How to Limit Medical Debt's Impact on Your Credit
In the final days of President Joe Biden's term, the Consumer Financial Protection Bureau (CFPB) issued a rule that would have removed medical debt from credit reports. The goal was to 'reduce the burden of medical debt and ensure that patients are not denied access to credit for home mortgages, car loans, or small business loans due to unpaid medical bills,' according to the White House press release at the time. But under the Trump Administration, the CFPB flipped its stance on the rule, which had not yet gone into effect. And on Friday, a federal judge, who was appointed by President Donald Trump, vacated the rule, stating that it exceeded the CFPB's authority under the Fair Credit Reporting Act.
Roughly $88 billion of unpaid medical bills are in collections across the U.S., according to the CFPB, which estimates that the issue affects about one in five Americans.
JoAnn Volk, a research professor and co-director of the Center on Health Insurance Reforms at Georgetown University, says the judge's ruling 'eliminates an important protection for families who are going to be shut out of credit because of this medical debt that they could not avoid.'
How medical debt impacts credit
CFPB research has indicated that medical debt on credit reports is 'a poor predictor' of whether a person will repay a loan, but still 'contributes to thousands of denied applications on mortgages that consumers would be able to repay,' the agency said at the time the Biden-era rule was finalized.
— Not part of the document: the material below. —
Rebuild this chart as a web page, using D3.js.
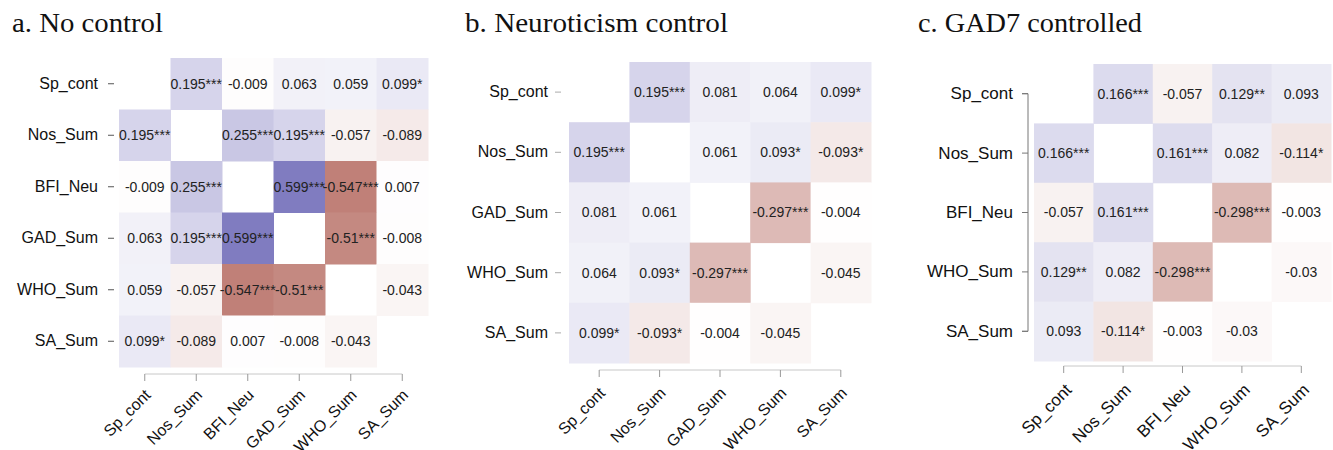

'We know from prior studies that medical debt does not have meaningful predictive power for people's credit worthiness. Part of the reason is that medical debt, more than any other form of debt, is the result of bad luck, not bad financial behavior,' says Neale Mahoney, an economics professor at Stanford University and director of the Stanford Institute for Economic Policy Research. 'Nobody plans to go to the hospital or have a kid slip and fall and need to be rushed to the ER and have to pay those medical bills; that is just bad luck.'
The Biden-era rule would have led to the approval of about 22,000 additional, affordable mortgages annually, and the credit scores of people with medical debt on their credit reports would increase by an average of 20 points, the CFPB estimated. Mahoney says vacating it will reduce credit access for people struggling with medical debt.
There are some steps that can be taken to mitigate that impact—though they're limited.
Financial assistance options
Mahoney advises people who find themselves faced with burdensome medical bills to first take advantage of their hospital's or physician's financial assistance program. Many hospitals have such programs, which are often listed on the back of the bill, that can reduce or sometimes even eliminate the cost depending on a patient's income or assets.
'It can be a slog to work through the process, but for many people, addressing the issue with the hospital is better than letting that issue fester and then become a medical debt with a debt collector,' Mahoney says. There are some organizations, like Dollar For, that help patients navigate these financial assistance programs.
The CFPB offers some general tips for people dealing with medical debt, such as confirming the unpaid bill with the appropriate source, contacting their insurer if they believe the service should have been covered, and disputing any errors in the bill or credit report.
Debt payment plans
If a person's debt has been sold to a debt collector and they're concerned about its potential impact on their credit score, Mahoney recommends that they try and negotiate a payment plan with the debt collection company.
Sometimes, a debt collector may be open to receiving a payment that is more within reach for the patient and, in turn, removing that debt from the credit report, he says.